* Required task
Both the line containing "Clone this chart in Apache ECharts." and the line containing "yMinorTicks = [0.475,0.525,0.575,0.625,0.675,0.725,0.775,0.825];" belong in the copy, as do all lines between them, copied exactly; pictures do not.

>> start Information given

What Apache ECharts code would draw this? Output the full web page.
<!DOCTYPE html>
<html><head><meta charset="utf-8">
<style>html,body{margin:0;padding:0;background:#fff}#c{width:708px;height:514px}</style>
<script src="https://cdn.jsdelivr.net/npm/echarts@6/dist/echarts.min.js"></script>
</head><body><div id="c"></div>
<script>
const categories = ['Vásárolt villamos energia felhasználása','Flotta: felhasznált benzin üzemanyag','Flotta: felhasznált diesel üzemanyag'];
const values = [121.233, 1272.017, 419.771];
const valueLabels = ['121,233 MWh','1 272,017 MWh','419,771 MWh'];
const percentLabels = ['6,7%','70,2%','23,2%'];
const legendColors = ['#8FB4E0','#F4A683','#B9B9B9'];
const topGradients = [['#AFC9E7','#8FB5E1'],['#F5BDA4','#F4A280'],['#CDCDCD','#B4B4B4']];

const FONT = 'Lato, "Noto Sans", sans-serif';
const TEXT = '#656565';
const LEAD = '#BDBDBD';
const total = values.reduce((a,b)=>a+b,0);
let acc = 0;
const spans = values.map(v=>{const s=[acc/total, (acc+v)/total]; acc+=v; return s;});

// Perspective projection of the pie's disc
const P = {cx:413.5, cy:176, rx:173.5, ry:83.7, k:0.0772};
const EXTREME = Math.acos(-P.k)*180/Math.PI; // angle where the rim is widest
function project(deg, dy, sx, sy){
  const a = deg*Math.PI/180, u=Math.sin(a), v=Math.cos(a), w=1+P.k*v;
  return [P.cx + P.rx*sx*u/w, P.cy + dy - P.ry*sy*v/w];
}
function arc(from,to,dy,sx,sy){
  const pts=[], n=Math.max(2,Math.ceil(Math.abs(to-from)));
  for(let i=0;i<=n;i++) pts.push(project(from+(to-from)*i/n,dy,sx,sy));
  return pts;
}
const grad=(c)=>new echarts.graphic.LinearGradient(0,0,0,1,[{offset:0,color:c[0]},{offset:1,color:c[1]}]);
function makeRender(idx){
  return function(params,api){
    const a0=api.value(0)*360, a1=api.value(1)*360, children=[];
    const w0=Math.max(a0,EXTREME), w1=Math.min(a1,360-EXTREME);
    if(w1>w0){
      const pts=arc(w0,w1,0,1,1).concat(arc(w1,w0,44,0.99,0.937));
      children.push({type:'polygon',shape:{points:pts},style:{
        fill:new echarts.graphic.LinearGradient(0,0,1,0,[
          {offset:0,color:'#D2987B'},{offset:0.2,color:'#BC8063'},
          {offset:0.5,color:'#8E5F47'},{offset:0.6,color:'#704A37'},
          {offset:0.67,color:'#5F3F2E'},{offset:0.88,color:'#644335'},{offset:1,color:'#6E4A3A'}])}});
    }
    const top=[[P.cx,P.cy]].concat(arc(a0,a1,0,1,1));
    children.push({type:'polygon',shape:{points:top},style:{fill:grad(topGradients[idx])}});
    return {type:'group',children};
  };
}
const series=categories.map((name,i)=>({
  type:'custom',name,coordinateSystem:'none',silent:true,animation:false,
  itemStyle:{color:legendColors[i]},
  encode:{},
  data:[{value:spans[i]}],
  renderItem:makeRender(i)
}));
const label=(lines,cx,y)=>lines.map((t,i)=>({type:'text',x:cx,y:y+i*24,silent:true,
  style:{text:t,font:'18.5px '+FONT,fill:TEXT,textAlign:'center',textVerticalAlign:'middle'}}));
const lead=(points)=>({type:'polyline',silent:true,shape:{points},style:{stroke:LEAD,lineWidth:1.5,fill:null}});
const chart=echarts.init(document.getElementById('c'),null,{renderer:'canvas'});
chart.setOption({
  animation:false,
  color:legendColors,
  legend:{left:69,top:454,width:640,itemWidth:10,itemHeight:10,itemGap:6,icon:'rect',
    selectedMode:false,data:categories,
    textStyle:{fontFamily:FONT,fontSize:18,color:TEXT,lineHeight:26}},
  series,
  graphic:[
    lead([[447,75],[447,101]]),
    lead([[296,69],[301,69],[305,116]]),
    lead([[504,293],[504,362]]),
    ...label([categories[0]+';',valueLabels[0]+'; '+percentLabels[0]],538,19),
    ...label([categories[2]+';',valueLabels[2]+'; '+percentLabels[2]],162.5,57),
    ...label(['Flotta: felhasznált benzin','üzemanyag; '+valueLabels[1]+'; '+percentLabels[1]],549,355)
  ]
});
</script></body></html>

>> end Information given
>> start Information given

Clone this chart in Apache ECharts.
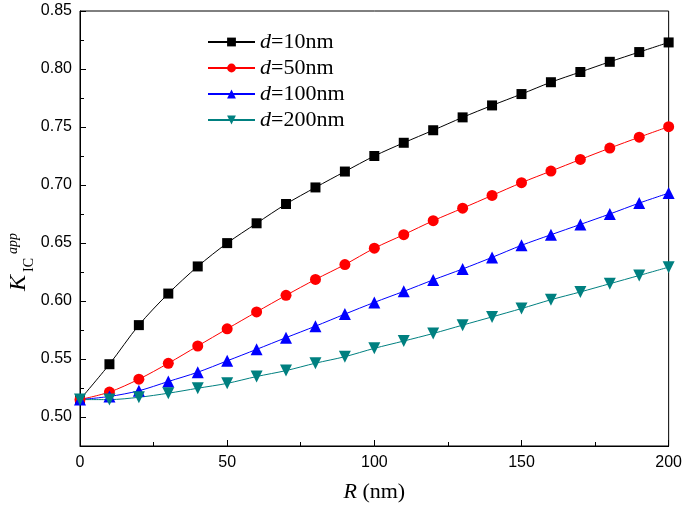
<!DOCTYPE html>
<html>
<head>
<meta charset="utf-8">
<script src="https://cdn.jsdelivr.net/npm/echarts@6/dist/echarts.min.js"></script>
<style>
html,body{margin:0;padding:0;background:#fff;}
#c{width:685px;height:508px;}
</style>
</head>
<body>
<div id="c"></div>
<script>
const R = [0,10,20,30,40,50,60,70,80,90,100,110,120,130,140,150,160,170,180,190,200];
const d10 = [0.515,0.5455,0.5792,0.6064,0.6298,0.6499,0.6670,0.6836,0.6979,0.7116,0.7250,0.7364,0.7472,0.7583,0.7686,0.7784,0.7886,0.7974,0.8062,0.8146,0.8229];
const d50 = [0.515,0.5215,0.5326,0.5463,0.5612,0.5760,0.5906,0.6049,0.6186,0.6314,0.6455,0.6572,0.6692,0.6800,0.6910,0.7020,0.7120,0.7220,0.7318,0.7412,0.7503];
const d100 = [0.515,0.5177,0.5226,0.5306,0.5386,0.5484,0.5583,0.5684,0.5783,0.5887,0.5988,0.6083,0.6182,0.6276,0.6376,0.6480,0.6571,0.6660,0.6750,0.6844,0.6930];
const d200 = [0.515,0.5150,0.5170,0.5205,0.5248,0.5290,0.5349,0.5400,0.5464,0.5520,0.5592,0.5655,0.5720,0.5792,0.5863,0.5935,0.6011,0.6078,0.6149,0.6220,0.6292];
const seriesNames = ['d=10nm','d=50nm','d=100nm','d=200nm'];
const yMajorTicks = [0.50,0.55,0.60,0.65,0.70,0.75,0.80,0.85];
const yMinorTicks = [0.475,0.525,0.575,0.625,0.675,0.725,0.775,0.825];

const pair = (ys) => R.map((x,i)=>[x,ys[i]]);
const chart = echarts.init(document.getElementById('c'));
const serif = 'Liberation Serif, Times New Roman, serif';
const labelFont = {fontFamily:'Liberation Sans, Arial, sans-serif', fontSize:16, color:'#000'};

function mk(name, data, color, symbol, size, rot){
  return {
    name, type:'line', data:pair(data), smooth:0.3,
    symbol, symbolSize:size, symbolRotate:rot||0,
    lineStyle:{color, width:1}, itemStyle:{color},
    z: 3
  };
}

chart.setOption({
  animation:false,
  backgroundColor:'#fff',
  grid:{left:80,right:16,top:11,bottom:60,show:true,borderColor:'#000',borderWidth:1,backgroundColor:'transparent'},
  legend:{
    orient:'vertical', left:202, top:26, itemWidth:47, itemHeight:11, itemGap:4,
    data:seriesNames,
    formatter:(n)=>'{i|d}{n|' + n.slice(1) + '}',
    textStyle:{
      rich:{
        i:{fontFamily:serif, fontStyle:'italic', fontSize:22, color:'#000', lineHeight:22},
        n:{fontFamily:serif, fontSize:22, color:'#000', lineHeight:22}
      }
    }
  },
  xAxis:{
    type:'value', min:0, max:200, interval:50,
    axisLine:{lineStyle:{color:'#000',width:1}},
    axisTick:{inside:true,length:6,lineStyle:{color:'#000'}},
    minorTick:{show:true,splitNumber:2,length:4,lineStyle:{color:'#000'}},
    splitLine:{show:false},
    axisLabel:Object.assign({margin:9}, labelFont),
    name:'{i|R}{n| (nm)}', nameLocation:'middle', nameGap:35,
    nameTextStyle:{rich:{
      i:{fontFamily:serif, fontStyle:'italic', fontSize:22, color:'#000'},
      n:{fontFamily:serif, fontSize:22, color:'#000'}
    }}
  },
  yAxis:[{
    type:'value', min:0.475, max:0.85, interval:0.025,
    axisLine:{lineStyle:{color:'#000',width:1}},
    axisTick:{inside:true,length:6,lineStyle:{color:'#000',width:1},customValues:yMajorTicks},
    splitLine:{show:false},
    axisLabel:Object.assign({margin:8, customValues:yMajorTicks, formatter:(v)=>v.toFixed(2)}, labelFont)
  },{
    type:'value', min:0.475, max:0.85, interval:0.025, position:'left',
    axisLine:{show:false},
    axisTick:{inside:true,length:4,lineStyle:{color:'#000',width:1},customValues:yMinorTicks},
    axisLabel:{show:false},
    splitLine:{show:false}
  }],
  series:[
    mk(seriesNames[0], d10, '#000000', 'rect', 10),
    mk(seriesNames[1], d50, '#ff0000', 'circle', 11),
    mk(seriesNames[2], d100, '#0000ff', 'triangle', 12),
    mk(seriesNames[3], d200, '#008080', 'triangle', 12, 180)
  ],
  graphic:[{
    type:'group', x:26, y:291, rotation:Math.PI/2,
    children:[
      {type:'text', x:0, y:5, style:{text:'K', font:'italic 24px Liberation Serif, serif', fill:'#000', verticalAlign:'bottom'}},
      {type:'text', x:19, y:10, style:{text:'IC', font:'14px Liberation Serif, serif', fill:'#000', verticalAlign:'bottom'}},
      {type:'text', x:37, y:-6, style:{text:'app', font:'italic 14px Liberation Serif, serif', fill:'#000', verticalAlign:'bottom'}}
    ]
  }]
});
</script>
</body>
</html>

>> end Information given

* Task answer
Clone this chart in Apache ECharts.
<!DOCTYPE html>
<html>
<head>
<meta charset="utf-8">
<script src="https://cdn.jsdelivr.net/npm/echarts@6/dist/echarts.min.js"></script>
<style>
html,body{margin:0;padding:0;background:#fff;}
#c{width:685px;height:508px;}
</style>
</head>
<body>
<div id="c"></div>
<script>
const R = [0,10,20,30,40,50,60,70,80,90,100,110,120,130,140,150,160,170,180,190,200];
const d10 = [0.515,0.5455,0.5792,0.6064,0.6298,0.6499,0.6670,0.6836,0.6979,0.7116,0.7250,0.7364,0.7472,0.7583,0.7686,0.7784,0.7886,0.7974,0.8062,0.8146,0.8229];
const d50 = [0.515,0.5215,0.5326,0.5463,0.5612,0.5760,0.5906,0.6049,0.6186,0.6314,0.6455,0.6572,0.6692,0.6800,0.6910,0.7020,0.7120,0.7220,0.7318,0.7412,0.7503];
const d100 = [0.515,0.5177,0.5226,0.5306,0.5386,0.5484,0.5583,0.5684,0.5783,0.5887,0.5988,0.6083,0.6182,0.6276,0.6376,0.6480,0.6571,0.6660,0.6750,0.6844,0.6930];
const d200 = [0.515,0.5150,0.5170,0.5205,0.5248,0.5290,0.5349,0.5400,0.5464,0.5520,0.5592,0.5655,0.5720,0.5792,0.5863,0.5935,0.6011,0.6078,0.6149,0.6220,0.6292];
const seriesNames = ['d=10nm','d=50nm','d=100nm','d=200nm'];
const yMajorTicks = [0.50,0.55,0.60,0.65,0.70,0.75,0.80,0.85];
const yMinorTicks = [0.475,0.525,0.575,0.625,0.675,0.725,0.775,0.825];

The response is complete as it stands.